-
Notifications
You must be signed in to change notification settings - Fork 329
Description
Context
Every API with render targets has at least the following load ops:
- Load, where the initial value of the pixel in the renderpass will be loaded from memory
- Clear, where they will be set to a constant value
- Don't care, where they can be any value and the app will overwrite the value anyway
Likewise every API has at least the following store ops:
- Store, where the value is written to memory
- Discard, where the stored value is undefined (and can just not be written)
- Resolve, for multisample attachments (although it is part of the subpass description in Vulkan)
"Clear", "Don't care" and "Discard" are extremely important on tiler GPUs because they allow skipping memory operations are the beginning and end of render passes and save a lot of power on mobile platforms.

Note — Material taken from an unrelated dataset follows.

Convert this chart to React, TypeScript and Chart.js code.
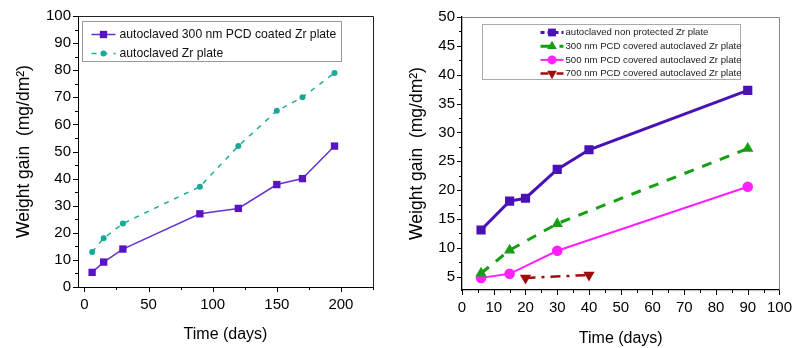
import React, { useEffect, useRef } from 'react';
import { Chart, registerables } from 'chart.js';

Chart.register(...registerables);

// ---------- data ----------
const leftDays = [6, 15, 30, 90, 120, 150, 170, 195];
const leftCoated = [5.4, 9.2, 14, 27, 29, 37.8, 40, 52];
const leftBare = [12.9, 18, 23.4, 37, 52, 65, 70, 79];
const leftLabels = ['autoclaved 300 nm PCD coated Zr plate', 'autoclaved Zr plate'];

const rightBareDays = [6, 15, 20, 30, 40, 90];
const rightBare = [13.1, 18.1, 18.6, 23.6, 27, 37.3];
const right300Days = [6, 15, 30, 90];
const right300 = [5.6, 9.6, 14.2, 27.2];
const right500Days = [6, 15, 30, 90];
const right500 = [4.8, 5.5, 9.5, 20.6];
const right700Days = [20, 40];
const right700 = [4.8, 5.3];
const rightLabels = [
  'autoclaved non protected Zr plate',
  '300 nm PCD covered autoclaved Zr plate',
  '500 nm PCD covered autoclaved Zr plate',
  '700 nm PCD covered autoclaved Zr plate',
];

// tick positions (major ones get labels)
const leftXTicks = [0, 25, 50, 75, 100, 125, 150, 175, 200, 225];
const leftXMajor = [0, 50, 100, 150, 200];
const leftYTicks = [0, 5, 10, 15, 20, 25, 30, 35, 40, 45, 50, 55, 60, 65, 70, 75, 80, 85, 90, 95, 100];
const leftYMajor = [0, 10, 20, 30, 40, 50, 60, 70, 80, 90, 100];
const rightXTicks = [0, 5, 10, 15, 20, 25, 30, 35, 40, 45, 50, 55, 60, 65, 70, 75, 80, 85, 90, 95, 100];
const rightXMajor = [0, 10, 20, 30, 40, 50, 60, 70, 80, 90, 100];
const rightYTicks = [5, 7.5, 10, 12.5, 15, 17.5, 20, 22.5, 25, 27.5, 30, 32.5, 35, 37.5, 40, 42.5, 45, 47.5, 50];
const rightYMajor = [5, 10, 15, 20, 25, 30, 35, 40, 45, 50];

const xTitle = 'Time (days)';
const yTitle = 'Weight gain  (mg/dm\u00B2)';

const FONT = "'Liberation Sans', Arial, sans-serif";

const pts = (xs: number[], ys: number[]) => xs.map((x, i) => ({ x, y: ys[i] }));

// ---------- plugins ----------
function drawMarker(ctx: CanvasRenderingContext2D, style: string, rotation: number, r: number, x: number, y: number, color: string) {
  ctx.save();
  ctx.fillStyle = color;
  ctx.beginPath();
  if (style === 'rect') {
    const s = Math.SQRT1_2 * r;
    ctx.rect(x - s, y - s, 2 * s, 2 * s);
  } else if (style === 'triangle') {
    let rad = (rotation * Math.PI) / 180;
    ctx.moveTo(x + Math.sin(rad) * r, y - Math.cos(rad) * r);
    rad += (2 * Math.PI) / 3;
    ctx.lineTo(x + Math.sin(rad) * r, y - Math.cos(rad) * r);
    rad += (2 * Math.PI) / 3;
    ctx.lineTo(x + Math.sin(rad) * r, y - Math.cos(rad) * r);
    ctx.closePath();
  } else {
    ctx.arc(x, y, r, 0, Math.PI * 2);
  }
  ctx.fill();
  ctx.restore();
}

const tickMarks = {
  id: 'tickMarks',
  afterDraw(chart: any, _args: any, o: any) {
    const ctx = chart.ctx;
    ctx.save();
    ctx.strokeStyle = o.color;
    ctx.lineWidth = 1;
    for (const id of ['x', 'y']) {
      const s = chart.scales[id];
      s.ticks.forEach((t: any) => {
        const len = t.label !== '' ? o.majorLen : o.minorLen;
        const p = Math.round(s.getPixelForValue(t.value)) + 0.5;
        ctx.beginPath();
        if (id === 'x') {
          ctx.moveTo(p, s.top);
          ctx.lineTo(p, s.top + len);
        } else {
          ctx.moveTo(s.right, p);
          ctx.lineTo(s.right - len, p);
        }
        ctx.stroke();
      });
    }
    ctx.restore();
  },
};

const frame = {
  id: 'frame',
  afterDraw(chart: any, _args: any, o: any) {
    const { ctx, chartArea: a } = chart;
    ctx.save();
    ctx.strokeStyle = o.color;
    ctx.lineWidth = o.width;
    ctx.beginPath();
    ctx.moveTo(a.left, Math.round(a.top) + 0.5);
    ctx.lineTo(Math.round(a.right) + 0.5, Math.round(a.top) + 0.5);
    ctx.lineTo(Math.round(a.right) + 0.5, a.bottom);
    ctx.stroke();
    ctx.restore();
  },
};

const boxLegend = {
  id: 'boxLegend',
  afterDraw(chart: any, _args: any, o: any) {
    const { ctx, chartArea: a } = chart;
    const x0 = Math.round(a.left + o.left) + 0.5;
    const y0 = Math.round(a.top + o.top) + 0.5;
    ctx.save();
    ctx.fillStyle = '#fff';
    ctx.fillRect(x0, y0, o.width, o.height);
    ctx.strokeStyle = o.borderColor;
    ctx.lineWidth = 1;
    ctx.strokeRect(x0, y0, o.width, o.height);
    ctx.font = o.font;
    ctx.textBaseline = 'middle';
    ctx.textAlign = 'left';
    chart.data.datasets.forEach((ds: any, i: number) => {
      const cy = y0 + o.firstRow + i * o.rowHeight;
      const sx = x0 + o.sampleLeft;
      ctx.strokeStyle = ds.borderColor;
      ctx.lineWidth = ds.borderWidth;
      ctx.setLineDash((o.dashes && o.dashes[i]) || ds.borderDash || []);
      ctx.beginPath();
      ctx.moveTo(sx, cy);
      ctx.lineTo(sx + o.sampleLen, cy);
      ctx.stroke();
      ctx.setLineDash([]);
      drawMarker(ctx, ds.pointStyle, ds.pointRotation || 0, ds.pointRadius * o.markerScale, sx + o.sampleLen / 2, cy, ds.pointBackgroundColor);
      ctx.fillStyle = o.textColor;
      ctx.fillText(ds.label, sx + o.sampleLen + o.textGap, cy);
    });
    ctx.restore();
  },
};

function axisCommon(opts: any) {
  return {
    type: 'linear',
    min: opts.min,
    max: opts.max,
    grid: { display: false, drawTicks: false },
    border: { display: true, color: '#000', width: opts.borderWidth ?? 1 },
    afterBuildTicks: (scale: any) => {
      scale.ticks = opts.ticks.map((v: number) => ({ value: v }));
    },
    ticks: {
      autoSkip: false,
      maxRotation: 0,
      padding: opts.padding,
      color: '#000',
      font: { family: FONT, size: opts.fontSize ?? 15 },
      callback: (v: number) => (opts.major.includes(v) ? String(v) : ''),
    },
    title: {
      display: true,
      text: opts.title,
      color: '#000',
      font: { family: FONT, size: opts.titleSize ?? 16 },
      padding: opts.titlePadding,
    },
    afterFit: opts.afterFit,
  };
}

function useChart(ref: React.RefObject<HTMLCanvasElement>, make: () => any) {
  useEffect(() => {
    if (!ref.current) return;
    const chart = new Chart(ref.current, make());
    return () => chart.destroy();
  }, []);
}

function LeftChart() {
  const ref = useRef<HTMLCanvasElement>(null);
  useChart(ref, () => ({
    type: 'scatter',
    data: {
      datasets: [
        {
          label: leftLabels[0],
          data: pts(leftDays, leftCoated),
          showLine: true,
          borderColor: '#6a30d2',
          borderWidth: 1.5,
          pointStyle: 'rect',
          pointRadius: 5.2,
          pointBackgroundColor: '#5a14c4',
          pointBorderColor: '#5a14c4',
          pointBorderWidth: 0,
        },
        {
          label: leftLabels[1],
          data: pts(leftDays, leftBare),
          showLine: true,
          borderColor: '#22ab9c',
          borderWidth: 1.5,
          borderDash: [5, 6],
          pointStyle: 'circle',
          pointRadius: 3,
          pointBackgroundColor: '#1aa898',
          pointBorderColor: '#1aa898',
          pointBorderWidth: 0,
        },
      ],
    },
    options: {
      animation: false,
      responsive: false,
      layout: { padding: { top: 16, right: 27, left: 0, bottom: 0 } },
      scales: {
        x: axisCommon({ min: -5, max: 225, ticks: leftXTicks, major: leftXMajor, padding: 9, title: xTitle, titlePadding: { top: 0, bottom: 4 }, afterFit: (s: any) => { s.height = 61; } }),
        y: axisCommon({ min: 0, max: 100, ticks: leftYTicks, major: leftYMajor, padding: 7, title: yTitle, titleSize: 17.5, titlePadding: { top: 14, bottom: 0 }, afterFit: (s: any) => { s.width = 78; } }),
      },
      plugins: {
        legend: { display: false },
        tooltip: { enabled: false },
        tickMarks: { color: '#000', majorLen: 5, minorLen: 3 },
        frame: { color: '#222', width: 1 },
        boxLegend: {
          left: 4, top: 5, width: 259, height: 40, firstRow: 13, rowHeight: 19,
          sampleLeft: 9, sampleLen: 24, textGap: 4, markerScale: 1,
          font: `12.2px ${FONT}`, textColor: '#111', borderColor: '#999',
        },
      },
    },
    plugins: [tickMarks, frame, boxLegend],
  }));
  return <canvas ref={ref} width={400} height={348} style={{ position: 'absolute', left: 0, top: 0 }} />;
}

function RightChart() {
  const ref = useRef<HTMLCanvasElement>(null);
  useChart(ref, () => ({
    type: 'scatter',
    data: {
      datasets: [
        {
          label: rightLabels[0],
          data: pts(rightBareDays, rightBare),
          showLine: true,
          borderColor: '#4a12b4',
          borderWidth: 3,
          pointStyle: 'rect',
          pointRadius: 6.5,
          pointBackgroundColor: '#4a12b4',
          pointBorderWidth: 0,
        },
        {
          label: rightLabels[1],
          data: pts(right300Days, right300),
          showLine: true,
          borderColor: '#13a013',
          borderWidth: 3,
          borderDash: [10, 9],
          pointStyle: 'triangle',
          pointRadius: 6.5,
          pointBackgroundColor: '#13a013',
          pointBorderWidth: 0,
        },
        {
          label: rightLabels[2],
          data: pts(right500Days, right500),
          showLine: true,
          borderColor: '#ff22ff',
          borderWidth: 2,
          pointStyle: 'circle',
          pointRadius: 5.3,
          pointBackgroundColor: '#ff22ff',
          pointBorderWidth: 0,
        },
        {
          label: rightLabels[3],
          data: pts(right700Days, right700),
          showLine: true,
          borderColor: '#a00c0c',
          borderWidth: 2.5,
          borderDash: [10, 6, 3, 6],
          pointStyle: 'triangle',
          pointRotation: 180,
          pointRadius: 6.5,
          pointBackgroundColor: '#a00c0c',
          pointBorderWidth: 0,
        },
      ],
    },
    options: {
      animation: false,
      responsive: false,
      layout: { padding: { top: 17, right: 14, left: 0, bottom: 0 } },
      scales: {
        x: axisCommon({ min: 0, max: 100, ticks: rightXTicks, major: rightXMajor, padding: 9, borderWidth: 1.3, title: xTitle, titlePadding: { top: 0, bottom: 0 }, afterFit: (s: any) => { s.height = 58; } }),
        y: axisCommon({ min: 2.7, max: 50, ticks: rightYTicks, major: rightYMajor, padding: 7, borderWidth: 1.3, title: yTitle, titleSize: 17.5, titlePadding: { top: 7, bottom: 0 }, afterFit: (s: any) => { s.width = 62; } }),
      },
      plugins: {
        legend: { display: false },
        tooltip: { enabled: false },
        tickMarks: { color: '#000', majorLen: 5, minorLen: 3 },
        frame: { color: '#888', width: 1 },
        boxLegend: {
          left: 20, top: 7, width: 258, height: 55, firstRow: 8, rowHeight: 13.7,
          sampleLeft: 58, sampleLen: 23, textGap: 2, markerScale: 0.85,
          font: `9.6px ${FONT}`, textColor: '#222', borderColor: '#aaa',
          dashes: [[4, 3], null, null, [8, 3, 2, 3]],
        },
      },
    },
    plugins: [tickMarks, frame, boxLegend],
  }));
  return <canvas ref={ref} width={401} height={348} style={{ position: 'absolute', left: 400, top: 0 }} />;
}

export default function App() {
  return (
    <div style={{ position: 'fixed', left: 0, top: 0, width: 801, height: 348, background: '#fff' }}>
      <LeftChart />
      <RightChart />
    </div>
  );
}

(side note: Vulkan resolve attachments are part of pipeline compatibility, this will be mildly annoying)
Proposal 1
"Don't care" is undefined value, which we don't want so WebGPU could expose only "Clear" which on mobile GPUs usually happen inside the tile memory and is super cheap.
"Discard" is undefined value too but "Store" is really expensive. Instead we could have a "StoreZero" which acts as if it stores zeroes in the memory, but actually discards and clears lazily the next time the texture is used. If the next time the texture is used as loadOp "Clear" with zeroes, then that counts as a lazily clear and is cheap!
So the way to make transient attachments efficient would be to loadOp "Clear" with zeroes and "StoreZero" at the end.
The issue with proposal 1
Proposal 1 would work great on tilers who can clear in the tile cache, but what about immediate-mode GPUs or tiler GPUs without an explicit tile cache? For these "Clear" zero and "StoreZero" could cause the following to happen:
- The texture is clear to zero outside the render pass
- The render pass starts, loading pixel values (no tile-cache clearing)
- The render pass ends, storing pixel values (no discard)
This would be even worse than "Load" and "Store" because an additional clear happens.
Proposal 2
Have the following load ops:
- Load
- Clear
- LoadOrClearZero where all pixel values will start at zero, or all pixel values will start at the previously stored value.
Have the following store ops:
- Store
- StoreZero
- StoreOrStoreZero where all pixels get zero stored (lazily) or all pixels get stored the final value.
Using LoadOrClearZero and StoreOrStoreZero will allow the WebGPU implementation to choose the optimal load and store ops based on the underlying hardware without exposing them but few differences for the application.